Couple stress effects on the stability of three‐component convection‐diffusion in a porous layer

In this study, the stability (linear and weak nonlinear) of triple‐diffusive convection in a couple stress fluid‐saturated porous layer has been studied. A normal mode analysis yields an exact dispersion equation of fourth degree, and the criterion for the onset of stationary and oscillatory convection is obtained accordingly. The numerical computations are carried out for diffusivity elements experimentally determined for an aqueous NaCl‐KCl‐Sucrose system. Contrary to the double‐diffusive couple stress fluid system, it is found that (i) oscillatory convection occurs even if the diffusivity ratios are greater than unity and (ii) a disconnected heart‐shaped oscillatory neutral curve exists for certain choices of physical parameters, demonstrating the requirement of three critical values of Darcy‐Rayleigh number to specify the linear instability criteria.

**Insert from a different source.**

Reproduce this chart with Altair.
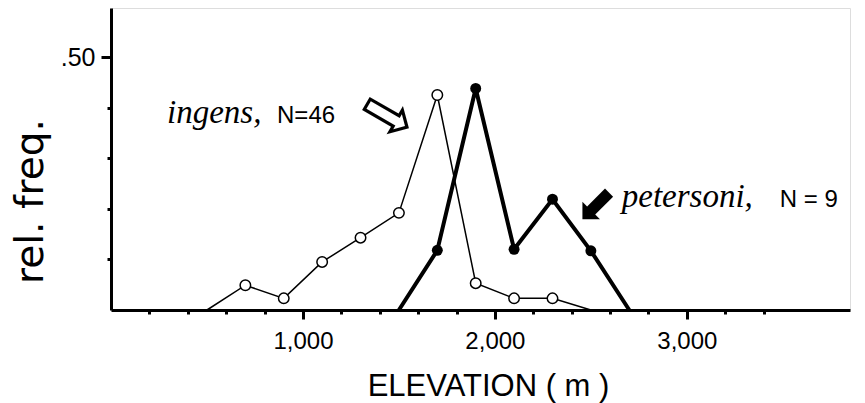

The impact of a couple stress parameter on some of these unusual behaviors is emphasized. The cubic Landau equations are derived by performing a weak nonlinear stability analysis and the stability of stationary and oscillatory bifurcating solutions is discussed. The heat and mass transfer for stationary and oscillatory convection modes is presented, and the influence of the couple stress parameter on the same is analyzed.